Maria Gunnoe is from Boone County, W.Va., where her family has lived for generations. Her house and land now sit below a mountaintop-removal mine site; it has caused continual flooding and many other problems that led her to take a stand and begin to work against mountaintop removal. Through the Ohio Valley Environmental Coalition, she works to educate her community about the effects of mountaintop removal and what they can do to stop the practice. In 2009, Gunnoe was awarded the Goldman Environmental Prize.

Featured Article

Photo: Rainforest Action Network

Appalachia Rising will bring people from all over America together in Washington, D.C., on Sept. 27, 2010, to demand the abolition of mountaintop-removal (MTR) coal extraction in Appalachia.  

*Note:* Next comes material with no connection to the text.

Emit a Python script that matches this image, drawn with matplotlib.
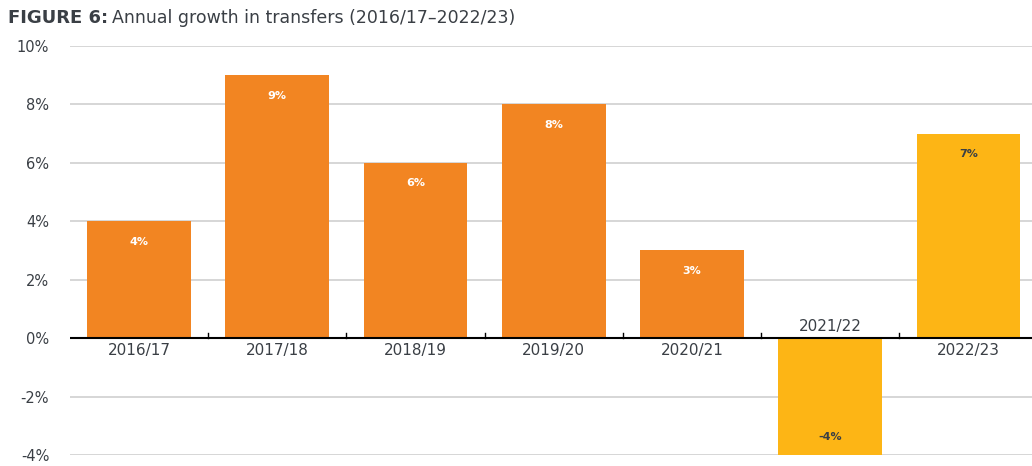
import matplotlib.pyplot as plt
import numpy as np

plt.rcParams['font.family'] = ['DejaVu Sans']

years = ["2016/17", "2017/18", "2018/19", "2019/20", "2020/21", "2021/22", "2022/23"]
growth = [4, 9, 6, 8, 3, -4, 7]
labels = ["4%", "9%", "6%", "8%", "3%", "-4%", "7%"]
colors = ["#F28522"] * 5 + ["#FDB515"] * 2
label_colors = ["white"] * 5 + ["#3a3f45"] * 2
yticks = [-4, -2, 0, 2, 4, 6, 8, 10]

fig = plt.figure(figsize=(10.32, 4.66), dpi=100)
ax = fig.add_axes([70 / 1032, 1 - 455 / 466, 1 - 70 / 1032, (455 - 46) / 466])

x = np.arange(len(years))
ax.bar(x, growth, width=0.75, color=colors, zorder=3)

for xi, v, lab, c in zip(x, growth, labels, label_colors):
    ypos = v - 0.7 if v > 0 else v + 0.6
    ax.text(xi, ypos, lab, ha="center", va="center", color=c,
            fontsize=8, fontweight="bold", zorder=4)

# category labels: below zero line, above it for the negative bar
for xi, v, yr in zip(x, growth, years):
    if v >= 0:
        ax.text(xi, -0.15, yr, ha="center", va="top", fontsize=11, color="#3a3f45")
    else:
        ax.text(xi, 0.15, yr, ha="center", va="bottom", fontsize=11, color="#3a3f45")

ax.set_ylim(-4, 10)
ax.set_xlim(-0.5, 6.46)
ax.set_yticks(yticks)
ax.set_yticklabels([f"{t}%" for t in yticks], fontsize=10.5, color="#3a3f45")
ax.tick_params(axis="y", length=0, pad=15)
ax.set_xticks([])
ax.grid(axis="y", color="#d0d0d0", linewidth=1.2, zorder=0)
ax.axhline(0, color="black", linewidth=1.5, zorder=5)
for b in np.arange(0.5, 6, 1):
    ax.plot([b, b], [0, 0.18], color="black", linewidth=1, zorder=5)
for s in ax.spines.values():
    s.set_visible(False)

t1 = fig.text(8 / 1032, 1 - 18 / 466, "FIGURE 6:", fontsize=13, fontweight="bold",
              color="#3a3f45", va="center", ha="left")
fig.canvas.draw()
bb = t1.get_window_extent()
fig.text((bb.x1 + 4) / 1032, 1 - 18 / 466, "Annual growth in transfers (2016/17\u20132022/23)",
         fontsize=12.5, color="#3a3f45", va="center", ha="left")

fig.savefig("out.png", dpi=100)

We are not visiting D.C. to attack coal, as its supporters would have you believe. Coal speaks its own truth through catastrophes such as the April 5 disaster at Upper Big Branch Mine. Coal speaks its own truth through the way it levels Appalachian mountains, and fills valleys with waste, and destroys ancestral and historic lands, and obliterates whole communities. Mountaintop-removal mining operations use nearly 3.5 million pounds of explosives each day in West Virginia alone. Coal speaks for itself.

We, the people of the Southern Appalachian Mountains, get the poisoned water, the polluted land, the silica-laden air, the bad health, and the diminished hope of ever having a future. Our communities are flooded and our water is poisoned just to keep the lights on.